There’s a character called Volfred Sandlewood in Pyre also who is central to the story. I love trying to write complex characters, and to me he’s a complicated guy. You start off feeling one way about him and I think end up feeling a different way about him, and I really enjoyed trying to thread the needle on that. He had to come off as very persuasive because he’s a leader. But he’s a leader who, when you first meet him, you’re not sure if maybe he’s up to something. You’re suspicious of him and you don’t get off on the right foot, but you come around hopefully to respecting him and understanding that he wasn’t trying to pull one over on you, he was sincere.
It was trying to make a character who you, as a player, could be genuinely persuaded, and it was a really interesting writing challenge. But man, I could go down the list.

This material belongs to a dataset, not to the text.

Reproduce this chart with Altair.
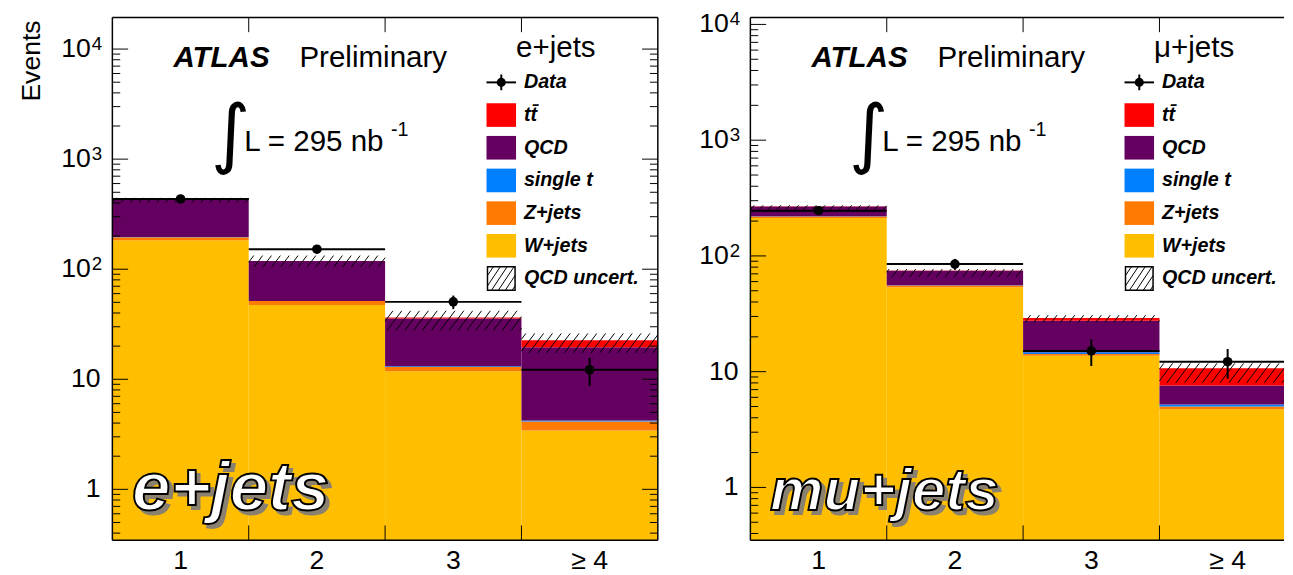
import altair as alt
import pandas as pd
import numpy as np

FONT = "Liberation Sans"

# ---------------- data ----------------
BIN_CENTERS = [1, 2, 3, 4]
BIN_LABELS = ["1", "2", "3", "≥ 4"]
Y_TICK_VALUES = [1, 10, 100, 1000, 10000]
Y_TICK_BASE = ["1", "10", "10", "10", "10"]
Y_TICK_EXP = ["", "", "2", "3", "4"]
STACK_ORDER = ["W+jets", "Z+jets", "single t", "QCD", "tt"]          # bottom -> top
STACK_COLORS = ["#FFBF00", "#FF7A00", "#0080FF", "#64005F", "#FF0000"]
LEGEND_LABELS = ["Data", "tt\u0304", "QCD", "single t", "Z+jets", "W+jets", "QCD uncert."]
LEGEND_COLORS = ["#FF0000", "#64005F", "#0080FF", "#FF7A00", "#FFBF00"]

# e+jets
E_WJETS = [183, 47.2, 11.8, 3.43]
E_ZJETS = [12, 4.1, 1.1, 0.71]
E_SINGLET = [1.0, 0.2, 0.2, 0.08]
E_QCD = [242, 67, 22.6, 15.3]
E_TTBAR = [0.8, 0.5, 0.8, 3.1]
E_DATA = [435, 152, 50.5, 12.2]
E_DATA_ERR = [21, 12.3, 7.1, 3.5]
E_UNC_LO = [405, 105, 27.8, 17.3]
E_UNC_HI = [445, 133, 41.9, 26.1]

# mu+jets
M_WJETS = [213, 53.5, 13.7, 4.74]
M_ZJETS = [6, 2.1, 0.5, 0.26]
M_SINGLET = [1.0, 0.3, 0.5, 0.2]
M_QCD = [47, 18.6, 12.9, 2.4]
M_TTBAR = [1.0, 0.5, 1.5, 3.1]
M_DATA = [246, 85, 15.1, 12.2]
M_DATA_ERR = [15.7, 9.2, 3.9, 3.5]
M_UNC_LO = [252, 66, 26.7, 8.0]
M_UNC_HI = [274, 77, 30.8, 11.8]

Y_LEFT = [0.345, 19400]
Y_RIGHT = [0.35, 11500]

# ---------------- layout ----------------
PW_L, PW_R, PH = 554, 542, 531
BIN_PX = 138.5
ONE = pd.DataFrame({"k": [0]})


def hatch_px(x0, x1, spacing, slant):
    segs = []
    a = x0 - slant
    a = a - (a % spacing)
    while a < x1:
        t0 = max(0.0, (x0 - a) / slant)
        t1 = min(1.0, (x1 - a) / slant)
        if t1 > t0:
            segs.append((a + t0 * slant, t0, a + t1 * slant, t1))
        a += spacing
    return segs


def seg(x1, y1, x2, y2, w=1.0, color="black"):
    return alt.Chart(ONE).mark_rule(color=color, strokeWidth=w).encode(
        x=alt.value(x1), y=alt.value(y1), x2=alt.value(x2), y2=alt.value(y2))


def vrule(x, y1, y2, w=1.0, color="black"):
    return alt.Chart(ONE).mark_rule(color=color, strokeWidth=w).encode(
        x=alt.value(x), y=alt.value(y1), y2=alt.value(y2))


def hrule(x1, x2, y, w=1.0, color="black"):
    return alt.Chart(ONE).mark_rule(color=color, strokeWidth=w).encode(
        x=alt.value(x1), x2=alt.value(x2), y=alt.value(y))


def txt(s, x, y, size, weight="normal", style="normal", align="left",
        baseline="alphabetic", fill="black", stroke=None, sw=0, font=FONT, angle=0):
    kw = dict(text=s, fontSize=size, font=font, fontWeight=weight, fontStyle=style,
              align=align, baseline=baseline, fill=fill, angle=angle)
    if stroke:
        kw.update(stroke=stroke, strokeWidth=sw)
    return alt.Chart(ONE).mark_text(**kw).encode(x=alt.value(x), y=alt.value(y))


def panel(comps, data, err, unc_lo, unc_hi, ydom, width, header, tag, tag_size,
          show_title, right_frame):
    xmax = 0.5 + width / BIN_PX
    xs = alt.Scale(domain=[0.5, xmax], nice=False, zero=False)
    ys = alt.Scale(type="log", domain=ydom, nice=False)
    ymin, ymax = ydom
    decade_px = PH / (np.log10(ymax) - np.log10(ymin))

    rows = []
    for i, b in enumerate(BIN_CENTERS):
        cum = 0.0
        for name, vals in zip(STACK_ORDER, comps):
            lo = cum if cum > 0 else ymin * 0.01
            cum += vals[i]
            rows.append(dict(comp=name, x0=b - 0.5, x1=b + 0.5, lo=lo, hi=cum))
    stack_df = pd.DataFrame(rows)

    stack = alt.Chart(stack_df).mark_rect(clip=True).encode(
        x=alt.X("x0:Q", scale=xs, axis=None), x2="x1:Q",
        y=alt.Y("lo:Q", scale=ys, axis=None), y2="hi:Q",
        color=alt.Color("comp:N", scale=alt.Scale(domain=STACK_ORDER, range=STACK_COLORS),
                        legend=None))

    # axis labels (real text, placed through the scales)
    ydf = pd.DataFrame({"v": Y_TICK_VALUES, "base": Y_TICK_BASE, "exp": Y_TICK_EXP})
    plain = ydf[ydf["exp"] == ""]
    powered = ydf[ydf["exp"] != ""]
    ylab1 = alt.Chart(plain).mark_text(
        font=FONT, fontSize=27, align="right", baseline="middle", color="black").encode(
        y=alt.Y("v:Q", scale=ys, axis=None), x=alt.value(-12), text="base:N")
    ylab2 = alt.Chart(powered).mark_text(
        font=FONT, fontSize=27, align="right", baseline="middle", color="black").encode(
        y=alt.Y("v:Q", scale=ys, axis=None), x=alt.value(-22), text="base:N")
    ylab3 = alt.Chart(powered).mark_text(
        font=FONT, fontSize=19, align="left", baseline="alphabetic", color="black", dy=1).encode(
        y=alt.Y("v:Q", scale=ys, axis=None), x=alt.value(-21), text="exp:N")
    xlab = alt.Chart(pd.DataFrame({"b": BIN_CENTERS, "t": BIN_LABELS})).mark_text(
        font=FONT, fontSize=27, align="center", baseline="top", color="black").encode(
        x=alt.X("b:Q", scale=xs, axis=None), y=alt.value(PH + 8), text="t:N")
    labels = [ylab1, ylab2, ylab3, xlab]
    if show_title:
        labels.append(txt("Events", -95, 3, 27, align="right", baseline="top", angle=270))

    # hatch for QCD uncertainty
    hrows = []
    for i, b in enumerate(BIN_CENTERS):
        llo, lhi = np.log10(unc_lo[i]), np.log10(unc_hi[i])
        hpx = (lhi - llo) * decade_px
        x0px = (b - 1) * BIN_PX
        for xa, ta, xb, tb in hatch_px(x0px, x0px + BIN_PX, 9.0, max(hpx * 0.75, 4)):
            hrows.append(dict(xa=0.5 + xa / BIN_PX, xb=0.5 + xb / BIN_PX,
                              ya=10 ** (llo + ta * (lhi - llo)),
                              yb=10 ** (llo + tb * (lhi - llo))))
    hatch = alt.Chart(pd.DataFrame(hrows)).mark_rule(color="black", strokeWidth=1, clip=True).encode(
        x=alt.X("xa:Q", scale=xs, axis=None), x2="xb:Q",
        y=alt.Y("ya:Q", scale=ys, axis=None), y2="yb:Q")

    ddf = pd.DataFrame(dict(b=BIN_CENTERS, v=data,
                            lo=[d - e for d, e in zip(data, err)],
                            hi=[d + e for d, e in zip(data, err)],
                            x0=[b - 0.5 for b in BIN_CENTERS], x1=[b + 0.5 for b in BIN_CENTERS]))
    dh = alt.Chart(ddf).mark_rule(color="black", strokeWidth=2, clip=True).encode(
        x=alt.X("x0:Q", scale=xs, axis=None), x2="x1:Q", y=alt.Y("v:Q", scale=ys, axis=None))
    dv = alt.Chart(ddf).mark_rule(color="black", strokeWidth=2, clip=True).encode(
        x=alt.X("b:Q", scale=xs, axis=None), y=alt.Y("lo:Q", scale=ys, axis=None), y2="hi:Q")
    dp = alt.Chart(ddf).mark_circle(color="black", opacity=1, size=95, clip=True).encode(
        x=alt.X("b:Q", scale=xs, axis=None), y=alt.Y("v:Q", scale=ys, axis=None))

    # inward ticks
    major, minor = [], []
    for k in range(-1, 5):
        for m in range(1, 10):
            v = m * 10 ** k
            if ymin < v < ymax:
                (major if m == 1 else minor).append(v)
    tick_layers = []
    sides = [(0, 1)] + ([(width, -1)] if right_frame else [])
    for vals, ln in ((major, 16), (minor, 8)):
        tdf = pd.DataFrame({"v": vals})
        for x_edge, sgn in sides:
            tick_layers.append(alt.Chart(tdf).mark_rule(color="black", strokeWidth=1).encode(
                y=alt.Y("v:Q", scale=ys, axis=None),
                x=alt.value(x_edge), x2=alt.value(x_edge + sgn * ln)))
    edf = pd.DataFrame({"e": [1.5, 2.5, 3.5]})
    tick_layers.append(alt.Chart(edf).mark_rule(color="black", strokeWidth=1).encode(
        x=alt.X("e:Q", scale=xs, axis=None), y=alt.value(0), y2=alt.value(15)))
    tick_layers.append(alt.Chart(edf).mark_rule(color="black", strokeWidth=1).encode(
        x=alt.X("e:Q", scale=xs, axis=None), y=alt.value(PH - 15), y2=alt.value(PH)))

    frame = [hrule(0, width, 0, 1.5), hrule(0, width, PH, 1.5), vrule(0, 0, PH, 1.5)]
    if right_frame:
        frame.append(vrule(width, 0, PH, 1.5))

    # annotations
    ann = [
        txt(tag, 24, 504, tag_size, "bold", "italic", fill="#8A8170", stroke="#8A8170", sw=2),
        txt(tag, 20, 500, tag_size, "bold", "italic", fill="white", stroke="black", sw=2),
        txt("ATLAS", 62, 50, 30, "bold", "italic"),
        txt("Preliminary", 190, 50, 30),
        txt("∫", 100, 144, 77, font="DejaVu Sans"),
        txt("L = 295 nb", 134, 136, 30),
        txt("-1", 283, 120, 20),
        txt(header, 410, 40, 30),
    ]
    lrows = [66 + 33.2 * i for i in range(7)]
    leg = [hrule(380, 410, lrows[0], 2), vrule(395, lrows[0] - 8, lrows[0] + 8, 2),
           alt.Chart(ONE).mark_circle(color="black", opacity=1, size=85).encode(
               x=alt.value(395), y=alt.value(lrows[0]))]
    for i, c in enumerate(LEGEND_COLORS):
        r = lrows[i + 1]
        leg.append(alt.Chart(ONE).mark_rect(color=c).encode(
            x=alt.value(380), x2=alt.value(410), y=alt.value(r - 12), y2=alt.value(r + 12)))
    r = lrows[6]
    leg.append(alt.Chart(ONE).mark_rect(fill="white", stroke="black", strokeWidth=1.5).encode(
        x=alt.value(381), x2=alt.value(409), y=alt.value(r - 12), y2=alt.value(r + 12)))
    for xa, ta, xb, tb in hatch_px(381, 409, 7.0, 16.0):
        leg.append(seg(xa, r + 12 - ta * 24, xb, r + 12 - tb * 24))
    for lab, r in zip(LEGEND_LABELS, lrows):
        leg.append(txt(lab, 418, r, 20, "bold", "italic", baseline="middle"))

    return alt.layer(stack, hatch, *tick_layers, *frame, dh, dv, dp, *ann, *leg,
                     *labels).properties(width=width, height=PH)


left = panel([E_WJETS, E_ZJETS, E_SINGLET, E_QCD, E_TTBAR], E_DATA, E_DATA_ERR,
             E_UNC_LO, E_UNC_HI, Y_LEFT, PW_L, "e+jets", "e+jets", 70, True, True)
right = panel([M_WJETS, M_ZJETS, M_SINGLET, M_QCD, M_TTBAR], M_DATA, M_DATA_ERR,
              M_UNC_LO, M_UNC_HI, Y_RIGHT, PW_R, "μ+jets", "mu+jets", 61, False, False)

chart = alt.hconcat(left, right, spacing=94, bounds="flush").properties(
    padding={"left": 10, "top": -2, "right": 0, "bottom": 10},
    background="white",
).configure_view(strokeWidth=0)

chart.save("out.html", embed_options={"renderer": "svg", "actions": False})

I love our antagonist characters. Especially our antagonist characters; Zulf in Bastion, Royce Bracket in Transistor, Oralech in Pyre, Lord Hades himself in Hades. I say antagonist, because to me it’s more interesting than a villain. It’s a distinction. An antagonist is someone who opposes you, not necessarily someone who is just trying to create evil. They’re just someone who wants something that is opposite from what you want. Are they a terrible person? Maybe, but not necessarily. Our lives are filled with antagonistic forces and people who don’t want what we want, but they’re not necessarily bad people. Sometimes it’s just the circumstances that put us at odds. And our games deep down, despite they’re wildly different settings and themes, they’re about character’s trying to understand each other in the world around them. And I think our stories always have empathy at the heart of them, understanding one another, even when someone may have done something really terrible, at least understanding what led them to do that.
So I enjoy writing antagonists and going through the thought process of where did this person go wrong? Where did this go astray? What caused this person to hate someone or something like that? What led to that to really get in their heads that way? It’s really fun and invigorating from a writing standpoint to try to understand the character that way, and I think my love for them comes from that.

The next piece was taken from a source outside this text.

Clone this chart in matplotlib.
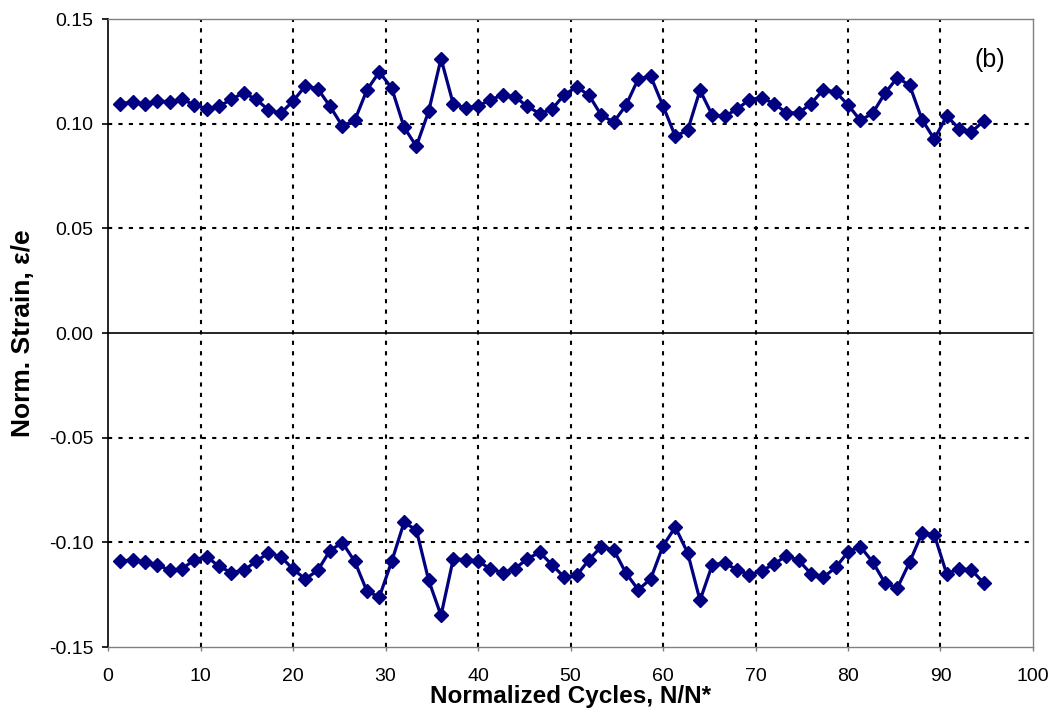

I feel like I honestly know the characters in my stories just better than I know most people. In spite of all my blabber-mouthing to you right now, I am a very … I live almost like a hermetic lifestyle. I don’t have much of a social life. I am very introverted in social situations, so I know these characters better than I know most humans. And I connect with the world through writing, and then I connect with other people through their own response to our games. That part is very gratifying, when people enjoy our worlds and characters and stories, I feel like I connect with them that way more than is often possible just having a normal conversation with them.
That’s part of what I love about the process and the result.